What Do the Network Operators Think About IoT?

In my blog yesterday, I talked about what operators thought about vCPE and how their views and the demographics of the service market could impact an NFV vision driven by service chaining.  I also had a chance to talk with the same operators about the Internet of Things, and I think their views in that area are at least as interesting.  Most interesting, perhaps, are some of the preconceptions they hold, or at least profess to hold.

The most important question about IoT, as it is for anything else in the tech space, is how the business case will be made.  What do operators think?  Dive through their views and it comes down to “LSODDI”, meaning “Let Some Other Dude Do It.”  You could say that some think IoT will simply happen, and that others think it will emerge as OTT-like players enter the space.  Virtually none of the operators think that they, meaning the network operators, will be the ones driving it.

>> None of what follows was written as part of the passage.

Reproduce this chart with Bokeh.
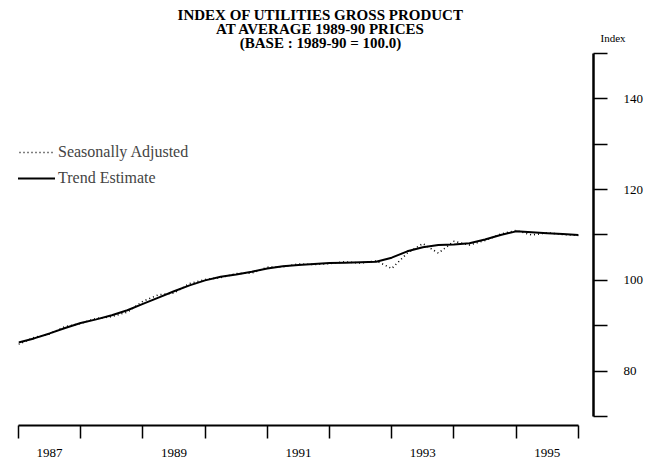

This interesting view may explain why operators are so focused on the connection side of IoT.  If IoT is going to happen automatically, all they really do need to do is to sit back and let the 4/5G connection revenue roll in.  I don’t have to tell you, I’m sure, how illogical and destructive I think this particular view is, but in a sense it’s not surprising.

The most significant phenomena in networking in modern times was the Internet, which created a residential data application that transformed residential communications, and eventually just about everything.  The Internet sprung up on its own, essentially, independent of any operator support and exploiting only the connection services then available.  Operators then developed Internet access to suit the emerging market.  Why not think that would work with IoT?

Good question, in many regards.  Could a Google or Microsoft or Amazon be the genesis of the new IoT wave?  All of these companies have IoT initiatives, but you can see that they’re mostly focused on supporting someone else’s IoT applications rather than developing their own IoT framework (at least for now).  So who do operators think will drive things, if they aren’t going to do it?

About a third think that the current OTT giants I just named will be the IoT giants.  Another third think that there will be some new startup wave, a kind of social-media-like explosion.  The final third admit they don’t know who will do it, but they’re confident somebody will and that they’ll know IoT when they see it happen.

So could this work?  It depends on a lot of undependable factors that all net out to the question of whether IoT is more like OTT, or more like the old Bell System.

The big challenge with IoT versus the original Internet is the lack of a single, clear, technology core concept.  The Internet was created not by a network at all, but by HTML.  There was an Internet before anything we’d recognize as one, and it was consumerized by the notion of the web, which was based on HTML.  A simple HTML engine—a browser—makes anyone capable of rendering pretty pages, and with that we were off.  What is the simple centerpiece of IoT?

The next challenge is a massive ecosystemic dependence.  For IoT to work you need a huge collection of sensors and controllers, networking to connect them, applications to exploit them, security and compliance, and partners—all of which means an enormously complicated business case.  Anyone who wanted to put a server behind a bank of modems could have created an Internet of One.  By nature, IoT is more complicated.

Complicated, but this may be the core of what operators think will happen.  Most operators with IoT aspirations are supporting IoT with developer communities, which is the classic strategy for building co-dependencies.  Sadly, most of these communities are focused around managing the connection side of IoT, which apparently is about all the operators can visualize.  Is that true?  Do they see the rest?

No, not much.  The majority of operators actually do see IoT as the media describes it.  There are a zillion sensors and controllers on the Internet, each with a spanking new 4/5G radio (when you ask who’s paying for this, they have only vague answers).  People write applications to exploit the data, sell the applications, and oh yes, pay the “thing-phone-bills.”

You’d think that if anyone believed that IoT was “Bell-like” it would be the telcos, but comments from operators suggest that they’ve become used to the notion that regulations aren’t a way of protecting investment but rather a way of putting it at risk.  Even those who think that another regulated monopoly is the way to go (they exist, but in a decided minority) don’t think there’s any chance that the government would take that kind of action today.

Absent regulated monopolies of some sort, I don’t think any party would invest in open sensors in the quantity needed to drive IoT forward.  There would be a way, though.  All you have to do is forget the notion of sensors on the Internet and move to the notion of “virtual” sensors online.  If we leveraged the vast number of sensor/controller devices out there, selectively posting their data under the proper level of social control, we could build a community of information large enough to drive an OTT-like opportunity.  But then we get rid of all those lovely-to-the-operator “thing-phone-bills”.

In my view, operators are stuck in an IoT dilemma of their own making.  On the one hand, they want to collect new revenue from wireless attachment of “things”.  On the other hand, they don’t want to drive “thing” deployment even though, financially speaking, it would be easier for them to do that given their public-utility roots.

What this suggests to me is that despite the promise of IoT, realization is likely to be delayed because of a lack of a sensible way of moving forward, a way that deals realistically with the investments and risks that IoT will pose.  And when it does move, it will likely be driven by a non-operator player or players, and operators will then complain about being “disintermediated.”  This time, at least, they’ve had plenty of warning and a direct example from their past OTT experiences, and they’ll have no one to blame but themselves.